In einem Comic erklären Sie die wirklichen Hintergründe der Varusschlacht und wie die Funde nach Kalkriese kamen.

Für das Museum in Kalkriese könnte man einen Umnutzungs­antrag stellen. Denn nach der Schlacht gab Hermann den Germanen einen aus. Einem Schrotthändler aus dem Osnabrücker Land gab er den römischen Krempel mit. Zwei Jahrtausende später wurde dessen Wagenladung in Kalkriese ausgegraben. Denn es wird immer so bleiben: Wir Lipper sind einfach zu bescheiden.

Einigen wir uns darauf, dass Lippe vermutlich nie römisch, aber sicher nie preußisch war. Lange herrschte das lippische Adelshaus.

Dabei ist vor allem Fürstin Pauline (1769–1820) hervorzuheben. Sie sicherte Lippes Souveränität und befreite die Bauern aus der Leibeigenschaft.
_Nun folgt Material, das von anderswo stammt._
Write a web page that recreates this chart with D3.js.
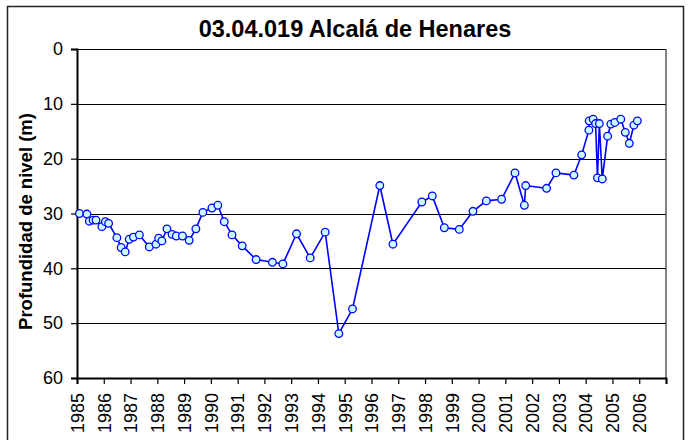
<!DOCTYPE html>
<html>
<head>
<meta charset="utf-8">
<script src="https://cdn.jsdelivr.net/npm/d3@7"></script>
<style>
  body { margin: 0; background: #fff; }
  svg { display: block; font-family: "Liberation Sans", Arial, sans-serif; }
</style>
</head>
<body>
<div id="chart"></div>
<script>
var width = 692;
var height = 440;

var title = "03.04.019 Alcalá de Henares";
var yTitle = "Profundidad de nivel (m)";

// fecha (año decimal) y profundidad (m)
var dates = [1985.09, 1985.37, 1985.46, 1985.60, 1985.71, 1985.93, 1986.06, 1986.18,
  1986.49, 1986.65, 1986.80, 1986.95, 1987.11, 1987.33, 1987.70, 1987.95, 1988.05,
  1988.17, 1988.36, 1988.55, 1988.71, 1988.94, 1989.19, 1989.44, 1989.70, 1990.04,
  1990.26, 1990.50, 1990.79, 1991.17, 1991.69, 1992.30, 1992.69, 1993.20, 1993.71,
  1994.27, 1994.78, 1995.29, 1996.31, 1996.80, 1997.88, 1998.27, 1998.72, 1999.28,
  1999.79, 2000.29, 2000.86, 2001.36, 2001.71, 2001.76, 2002.54, 2002.89, 2003.56,
  2003.85, 2004.12, 2004.13, 2004.28, 2004.37, 2004.44, 2004.51, 2004.62, 2004.82,
  2004.94, 2005.09, 2005.31, 2005.48, 2005.63, 2005.80, 2005.93];
var depths = [30.0, 30.1, 31.4, 31.2, 31.2, 32.4, 31.5, 31.8,
  34.4, 36.2, 37.0, 34.7, 34.3, 33.9, 36.1, 35.6, 34.5,
  35.0, 32.8, 33.8, 34.1, 34.1, 34.9, 32.8, 29.8, 29.0,
  28.5, 31.5, 33.9, 35.9, 38.4, 38.9, 39.2, 33.7, 38.1,
  33.4, 51.9, 47.4, 24.9, 35.6, 27.9, 26.8, 32.6, 32.9,
  29.6, 27.7, 27.4, 22.6, 28.5, 24.9, 25.4, 22.6, 23.0,
  19.3, 14.8, 13.1, 12.8, 13.6, 23.5, 13.6, 23.7, 15.9,
  13.7, 13.4, 12.8, 15.2, 17.2, 13.9, 13.1];

var yTicks = [0, 10, 20, 30, 40, 50, 60];
var xTicks = d3.range(1985, 2008);
var xLabels = d3.range(1985, 2007);

var points = dates.map((d, i) => ({year: d, depth: depths[i]}));

var margin = {top: 49, right: 26, bottom: 62, left: 77};

var svg = d3.select("#chart").append("svg")
    .attr("width", width)
    .attr("height", height);

svg.append("rect")
    .attr("x", 7.5).attr("y", 6.5)
    .attr("width", 676).attr("height", 440)
    .attr("fill", "#fff")
    .attr("stroke", "#222")
    .attr("stroke-width", 1.5);

var x = d3.scaleLinear()
    .domain([1985, 2007])
    .range([margin.left, width - margin.right]);

var y = d3.scaleLinear()
    .domain([0, 60])
    .range([margin.top, height - margin.bottom]);

// gridlines
svg.append("g")
  .selectAll("line")
  .data(yTicks)
  .join("line")
    .attr("x1", x(1985)).attr("x2", x(2007))
    .attr("y1", d => Math.round(y(d)) + 0.5)
    .attr("y2", d => Math.round(y(d)) + 0.5)
    .attr("stroke", "#000")
    .attr("stroke-width", 1.2);

// right edge of plot area
svg.append("line")
    .attr("x1", x(2007)).attr("x2", x(2007))
    .attr("y1", y(0)).attr("y2", y(60))
    .attr("stroke", "#333")
    .attr("stroke-width", 1.2);

var yAxis = svg.append("g")
    .attr("transform", `translate(${x(1985)},0)`)
    .call(d3.axisLeft(y).tickValues(yTicks).tickSize(6).tickPadding(8));

var xAxis = svg.append("g")
    .attr("transform", `translate(0,${y(60)})`)
    .call(d3.axisBottom(x).tickValues(xTicks).tickSize(6)
      .tickFormat(d => xLabels.includes(d) ? d : ""));

[yAxis, xAxis].forEach(g => {
  g.select(".domain").attr("stroke", "#000").attr("stroke-width", 2);
  g.selectAll(".tick line").attr("stroke", "#000").attr("stroke-width", 1.2);
  g.selectAll("text")
    .attr("fill", "#000")
    .style("font-size", "18px")
    .style("font-family", "'Liberation Sans', Arial, sans-serif");
});

xAxis.selectAll("text")
    .attr("transform", "rotate(-90)")
    .attr("text-anchor", "end")
    .attr("x", -15)
    .attr("y", 0)
    .attr("dy", "0.35em");

// series
var line = d3.line()
    .x(d => x(d.year))
    .y(d => y(d.depth));

svg.append("path")
    .datum(points)
    .attr("fill", "none")
    .attr("stroke", "#0000ff")
    .attr("stroke-width", 1.6)
    .attr("d", line);

svg.append("g")
  .selectAll("circle")
  .data(points)
  .join("circle")
    .attr("cx", d => x(d.year))
    .attr("cy", d => y(d.depth))
    .attr("r", 3.8)
    .attr("fill", "#ccffff")
    .attr("stroke", "#0000ff")
    .attr("stroke-width", 1.3);

// titles
svg.append("text")
    .attr("x", 355)
    .attr("y", 37)
    .attr("text-anchor", "middle")
    .style("font-size", "23.5px")
    .style("font-weight", "bold")
    .text(title);

svg.append("text")
    .attr("transform", `translate(32,${(y(0) + y(60)) / 2 + 8}) rotate(-90)`)
    .attr("text-anchor", "middle")
    .style("font-size", "18.5px")
    .style("font-weight", "bold")
    .text(yTitle);
</script>
</body>
</html>
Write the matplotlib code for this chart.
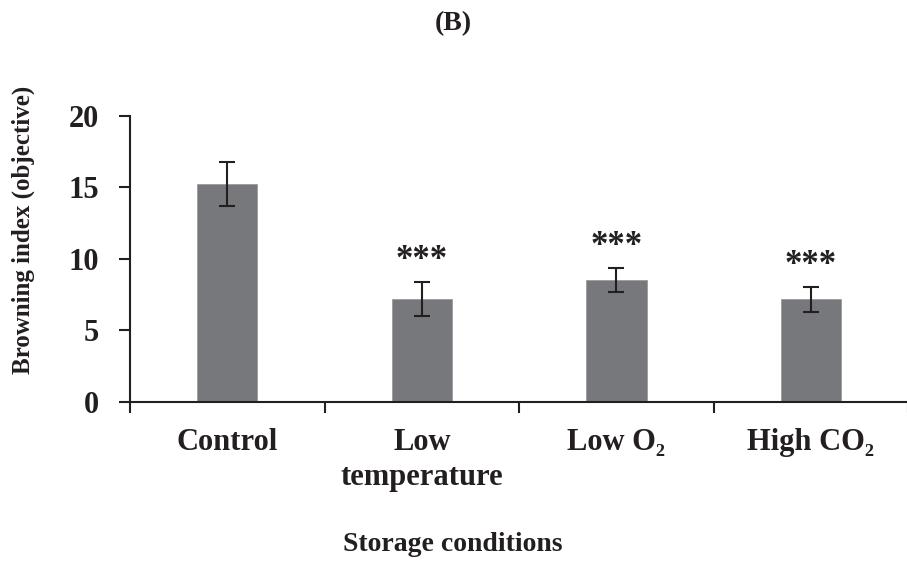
import matplotlib
matplotlib.use("Agg")
import matplotlib.pyplot as plt
import numpy as np

# Browning index per storage condition (mean and error)
conditions = ["Control", "Low\ntemperature", "Low O\u2082", "High CO\u2082"]
browning = [15.24, 7.19, 8.54, 7.15]
errors = [1.55, 1.18, 0.84, 0.88]
marks = ["", "***", "***", "***"]

plt.rcParams["font.family"] = ["Liberation Serif", "DejaVu Serif"]
plt.rcParams["font.weight"] = "bold"

ink = "#231f20"
bar_color = "#77787b"

fig = plt.figure(figsize=(9.07, 5.67), dpi=100)
ax = fig.add_axes([0.1433, 0.2915, 0.858, 0.5045])

x = np.arange(len(conditions))
ax.bar(x, browning, width=0.31, color=bar_color, edgecolor="#9a9b9d",
       linewidth=0.6, zorder=2)
ax.errorbar(x, browning, yerr=errors, fmt="none", ecolor=ink,
            elinewidth=1.5, capsize=5.5, capthick=1.5, zorder=3)

for xi, val, err, m in zip(x, browning, errors, marks):
    if m:
        ax.text(xi, val + err + 1.5, m, ha="center", va="center",
                fontsize=25, fontweight="bold", color=ink)

ax.set_xlim(-0.5, len(conditions) - 0.5)
ax.set_ylim(0, 20)
ax.set_yticks([0, 5, 10, 15, 20])

# category labels centred under bars, tick marks on the boundaries
ax.set_xticks(x)
ax.set_xticklabels(conditions, fontsize=22, fontweight="bold", color=ink,
                   linespacing=1.25)
ax.set_xticks(np.arange(-0.5, len(conditions)), minor=True)
ax.tick_params(axis="x", which="major", length=0, pad=19)
ax.tick_params(axis="x", which="minor", length=8, width=1.5, color=ink,
               direction="out")
ax.tick_params(axis="y", length=8, width=1.5, color=ink, direction="out",
               labelsize=22, pad=14, labelcolor=ink)
for lbl in ax.get_yticklabels():
    lbl.set_fontweight("bold")

for side in ("top", "right"):
    ax.spines[side].set_visible(False)
for side in ("left", "bottom"):
    ax.spines[side].set_linewidth(1.5)
    ax.spines[side].set_color(ink)

fig.text(0.026, 0.594, "Browning index (objective)", rotation=90,
         ha="center", va="center", fontsize=18, fontweight="bold", color=ink)
fig.text(0.4995, 0.039, "Storage conditions", ha="center", va="center",
         fontsize=20, fontweight="bold", color=ink)
fig.text(0.4995, 0.958, "(B)", ha="center", va="center",
         fontsize=20, fontweight="bold", color=ink)

fig.savefig("out.png", dpi=100)
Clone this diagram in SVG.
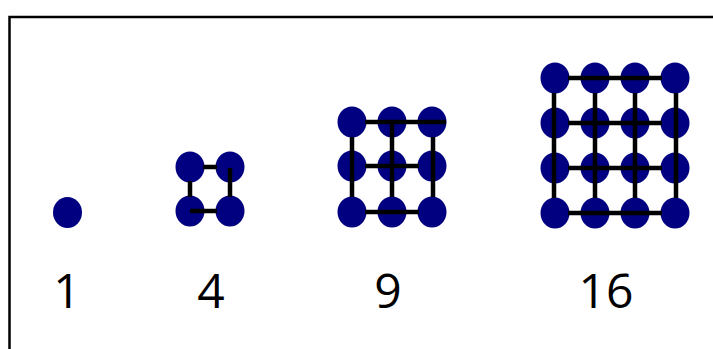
<svg xmlns="http://www.w3.org/2000/svg" width="713" height="349" viewBox="0 0 713 349">
<style>
.dot{fill:#000080;}
.ln{stroke:#000;stroke-width:4.5;fill:none;}
.lbl{font-family:"Open Sans","Liberation Sans",sans-serif;font-size:48px;fill:#000;text-anchor:middle;}
.frame{fill:none;stroke:#000;stroke-width:2.5;}
</style>
<defs>
<ellipse id="d" rx="14.5" ry="15.5" class="dot"/>
</defs>
<rect class="frame" x="9.5" y="17" width="720" height="350"/>
<g id="n1">
<use href="#d" x="67.5" y="212.5"/>
<text class="lbl" x="67" y="308">1</text>
</g>
<g id="n4">
<use href="#d" x="190" y="167"/><use href="#d" x="230" y="167"/>
<use href="#d" x="190" y="211"/><use href="#d" x="230" y="211"/>
<text class="lbl" x="211" y="308">4</text>
</g>
<g id="n9">
<use href="#d" x="352" y="122"/><use href="#d" x="392" y="122"/><use href="#d" x="432" y="122"/>
<use href="#d" x="352" y="166"/><use href="#d" x="392" y="166"/><use href="#d" x="432" y="166"/>
<use href="#d" x="352" y="212"/><use href="#d" x="392" y="212"/><use href="#d" x="432" y="212"/>
<text class="lbl" x="388" y="308">9</text>
</g>
<g id="n16">
<use href="#d" x="555" y="78"/><use href="#d" x="595" y="78"/><use href="#d" x="635" y="78"/><use href="#d" x="675" y="78"/>
<use href="#d" x="555" y="123"/><use href="#d" x="595" y="123"/><use href="#d" x="635" y="123"/><use href="#d" x="675" y="123"/>
<use href="#d" x="555" y="168"/><use href="#d" x="595" y="168"/><use href="#d" x="635" y="168"/><use href="#d" x="675" y="168"/>
<use href="#d" x="555" y="213"/><use href="#d" x="595" y="213"/><use href="#d" x="635" y="213"/><use href="#d" x="675" y="213"/>
<text class="lbl" x="606" y="308">16</text>
</g>
<g id="connectors">
<path class="ln" d="M203 167 H217 M190 181 V197 M230 168 V197 M190 211 H217"/>
<path class="ln" d="M365 122 H446 M365 166 H419 M365 212 H419 M352 137 V197 M392 123 V197 M433 137 V197"/>
<path class="ln" d="M568 78 H662 M568 123 H662 M568 168 H662 M568 213 H662 M554 93 V198 M595 93 V198 M635 93 V198 M676 93 V198"/>
</g>
</svg>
Die Regentin gründete den ersten Kindergarten auf deutschem Boden – eine Adelige mit sozialem Gewissen und Pflichtbewusstsein.

Schauspielerin Iris Berben, Moderator Matthias Opdenhövel und Richter Andreas Voßkuhle hatten ihre Wiege in Detmold. Ab wann darf man sich Lipper nennen?

In den vergangenen Jahren sind etliche Menschen nach Lippe gezogen. Diese Neulipper sind Beute-Lipper. Um das zu definieren: Wenn einer 50 Jahre als Beute-Lipper in Lippe gelebt hat, dann ist sie oder er ein akzeptierter Lipper. Aber diese 50 Jahre muss sie oder er erst mal schaffen.

Auf der 900-Jahr-Feier setzen wir alles auf eine Karte: Pickert, Wacholder und Bier von Strate.

Für alle Nicht-Lipper: Was muss man neben dem Hermann, dem Freilichtmuseum in Detmold und den Externsteinen unbedingt gesehen haben?

Das nördliche Lippe mit seinen Gemeinden Kalletal, Extertal, Barntrup und Dörentrup kann ich empfehlen. Diese hügelige Gegend hat viel Charme. Besucher finden viele Wanderwege und alte Dörfer mit Fachwerk und Bruchstein. Diese Region ist vielleicht nicht spektakulär, aber so wie die Lipper – herzlich und bodenständig.

Nachdem 2022 das Jubiläum leise gefeiert wurde, stehen 2023 zwei Jubiläen an: Der Kreis wird 50 und das historische Lippe 900 Jahre. Wie feiern die Lipper?

Auf der 900-Jahr-Feier setzen wir alles auf eine Karte: Pickert, Wacholder und Bier von Strate.